While the recent TAI User Group featured many highlights, one session in particular that stood out was the reinsurers panel discussing the impacts of COVID-19 on the life insurance industry. Moderated by Chris Murumets of RGAX, the esteemed group of panelists included Al Mele from SCOR, Marc-Andre Simard from Canada Life Reinsurance, and Mike Taht from Munich Re. They shared valuable insights on how we as an industry adapted our business and responded to the COVID-19 pandemic. I couldn’t help but take another look and summarize what we heard (thanks to all of the panelists for allowing us to do so).
The Life Insurance Industry Proves Resilient
The discussion started with a question about what they were most proud of over the past year. I expected stories of how hard their teams worked and the lengths they went to keep servicing their customers. In addition to this, though, we also heard a unanimous vote of confidence in the insurance/reinsurance industry. Despite the tremendous strains placed on both health and life insurers the industry showed a nimbleness and an ability to adapt under pressure – something, we can all be proud of.
Best Practices as a Result of Adapting to the Pandemic
The insurance industry moved quickly to adapt to the pandemic. During the session, the panelists reflected on best practices that came from these changes that are likely to stick around. This spanned from exploring alternative sources of data and documentation to ensure that underwriting and claims proof could continue in a contactless environment; to a realization of the value of organizational agility; and tighter relationships among underwriting, actuarial, and medical professionals. The underlying theme during this portion of the conversation was the true collaboration and partnership that occurred in the industry to adapt to these changes together.
Lessons Learned from Working Remotely
Like all industries, we increased the number of employees working from home. This caused some growing pains for carriers that weren’t ready to support a fully remote workforce, but for the most part, they adapted. Many of the carriers I work with say they’ve discovered an upside of allowing employees to work from anywhere. They anticipate being more flexible moving forward.
For our panelists, the ability to hire remote workers gave them access to a broader talent pool. During the pandemic, the work-from-home setting proved that good people don’t necessarily need to be in the office to be productive, so our panelists found they were able to hire great talent irrespective of where they call home.
That said, remote work also gave us an appreciation for the way office environments are conducive to things like whiteboarding with colleagues or spontaneous water cooler conversations. It’s just not the same over Zoom. The panel agreed that the optimized workplace of the future would include a combination of working arrangements. It was even suggested that we might think of the office of the future not as a place that workers must go to every day, but as a tool to be used when needed.
Access to Data Remains a Challenge for Life Insurers
Life insurers are in the business of analyzing data to evaluate risk. COVID-19, being a novel virus, presented some unique challenges. Early on, we could already see that it did not act exactly like other viruses. There were so many unknowns that needed to be studied: symptoms, comorbidities, transmissibility, mortality rates across different age groups, etc.

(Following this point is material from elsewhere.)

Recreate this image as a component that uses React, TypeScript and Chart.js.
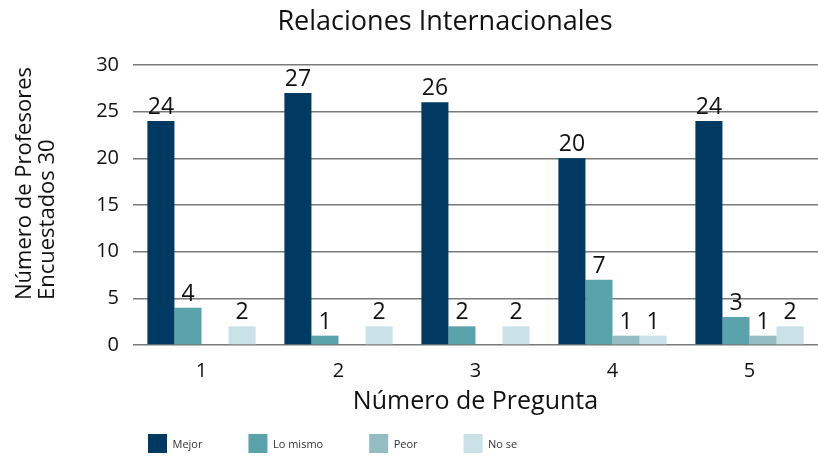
import React, { useEffect, useRef } from "react";
import { Chart, registerables } from "chart.js";

Chart.register(...registerables);

// ---- Data ----
const categories = ["1", "2", "3", "4", "5"];
const seriesNames = ["Mejor", "Lo mismo", "Peor", "No se"];
const mejor = [24, 27, 26, 20, 24];
const loMismo = [4, 1, 2, 7, 3];
const peor = [0, 0, 0, 1, 1];
const noSe = [2, 2, 2, 1, 2];
const yMin = 0;
const yMax = 30;
const yStep = 5;
const chartTitle = "Relaciones Internacionales";
const yTitleLines = ["Número de Profesores", "Encuestados 30"];
const xTitle = "Número de Pregunta";

const seriesColors = ["#003a63", "#5aa3ab", "#93bdc3", "#c9e1e7"];
const FONT = "'Open Sans', sans-serif";
const TEXT = "#111111";

const valueLabelsPlugin = {
  id: "valueLabels",
  afterDatasetsDraw(chart: any) {
    const ctx = chart.ctx;
    ctx.save();
    ctx.font = `23px ${FONT}`;
    ctx.fillStyle = TEXT;
    ctx.textAlign = "center";
    ctx.textBaseline = "alphabetic";
    chart.data.datasets.forEach((ds: any, i: number) => {
      const meta = chart.getDatasetMeta(i);
      meta.data.forEach((bar: any, j: number) => {
        const v = ds.data[j];
        if (v > 0) ctx.fillText(String(v), bar.x, bar.y - 7);
      });
    });
    ctx.restore();
  },
};

const textPlugin = {
  id: "extraText",
  afterDraw(chart: any) {
    const ctx = chart.ctx;
    const area = chart.chartArea;
    ctx.save();
    // Chart title
    ctx.font = `27px ${FONT}`;
    ctx.fillStyle = TEXT;
    ctx.textAlign = "center";
    ctx.textBaseline = "alphabetic";
    ctx.fillText(chartTitle, chart.width * 0.544, 30);
    // Y axis title (two lines, left aligned, rotated)
    ctx.font = `22px ${FONT}`;
    ctx.translate(25, 300);
    ctx.rotate(-Math.PI / 2);
    ctx.textAlign = "left";
    ctx.textBaseline = "middle";
    yTitleLines.forEach((line, k) => ctx.fillText(line, 0, k * 23));
    ctx.restore();

    // Legend
    ctx.save();
    ctx.font = `11px ${FONT}`;
    ctx.textBaseline = "middle";
    ctx.textAlign = "left";
    const box = 19;
    let x = area.left + 15;
    const top = 434;
    chart.data.datasets.forEach((ds: any) => {
      ctx.fillStyle = ds.backgroundColor;
      ctx.fillRect(x, top, box, box);
      ctx.fillStyle = "#333333";
      const tx = x + box + 5.5;
      ctx.fillText(ds.label, tx, top + box / 2 + 1);
      x = tx + ctx.measureText(ds.label).width + 46;
    });
    ctx.restore();
  },
};

export default function App() {
  const ref = useRef<HTMLCanvasElement | null>(null);

  useEffect(() => {
    document.body.style.margin = "0";
    const canvas = ref.current;
    if (!canvas) return;
    const values = [mejor, loMismo, peor, noSe];
    const chart = new Chart(canvas, {
      type: "bar",
      data: {
        labels: categories,
        datasets: seriesNames.map((name, i) => ({
          label: name,
          data: values[i],
          backgroundColor: seriesColors[i],
          borderWidth: 0,
          categoryPercentage: 0.79,
          barPercentage: 1.0,
        })),
      },
      options: {
        animation: false,
        responsive: false,
        devicePixelRatio: 1,
        layout: { padding: { top: 65, right: 0, left: 0, bottom: 31 } },
        plugins: {
          legend: { display: false },
          title: { display: false },
          tooltip: { enabled: false },
        },
        scales: {
          x: {
            grid: { display: false, drawTicks: false },
            border: { display: false },
            ticks: {
              color: TEXT,
              font: { family: FONT, size: 20 },
              padding: 14,
            },
            title: {
              display: true,
              text: xTitle,
              color: TEXT,
              font: { family: FONT, size: 25 },
              padding: { top: 0, bottom: 8 },
            },
            afterFit(scale: any) {
              scale.height = 80;
            },
          },
          y: {
            min: yMin,
            max: yMax,
            grid: { color: "#7a7a7a", lineWidth: 1.5, drawTicks: false },
            border: { display: false },
            ticks: {
              stepSize: yStep,
              color: TEXT,
              font: { family: FONT, size: 20 },
              padding: 14,
            },
            afterFit(scale: any) {
              scale.width = 133;
            },
          },
        },
      },
      plugins: [valueLabelsPlugin, textPlugin],
    });
    return () => chart.destroy();
  }, []);

  return (
    <div style={{ width: 818, height: 456 }}>
      <canvas ref={ref} width={818} height={456} />
    </div>
  );
}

Furthermore, collecting the data was not an exact science. With everything moving so quickly, we had no time to standardize the parameters. For example, what constitutes a COVID-19 death? Individual countries used their own definitions. Even hospitals and health departments within regions couldn’t seem to agree. Definitions also changed over time, so comparing COVID-19 death rates this month to those six months ago could be like comparing apples and oranges.
The 2020/2021 Data Anomaly
Given the challenges mentioned above and the overall uniqueness of the pandemic, another element of data discussed during the panel was around what to do with insurance data from 2020 and 2021. How can it be used to understand the long-term impact of COVID-19 or the short-, medium- and long-term view of mortality rates? While a unique dataset, the panelists agreed that there is a lot to be learned from this time, and truly understanding the impact will be a continued discussion for the foreseeable future. The panel expressed openness towards the reinsurance and direct writer community coming together to collectively discuss learnings. By combining broader datasets, we can create the best possible view.
COVID-19 has had a heartbreaking toll on the millions of families who have lost a loved one or suffered from its physical, mental, emotional, or financial effects. Throughout this entire pandemic, the insurance industry has responded to the challenge and provided financial resilience in a time of great fear and uncertainty. Looking to the future, I hope that we can take the lessons learned, while they’re still fresh in our minds, and develop new strategies for working together as an industry.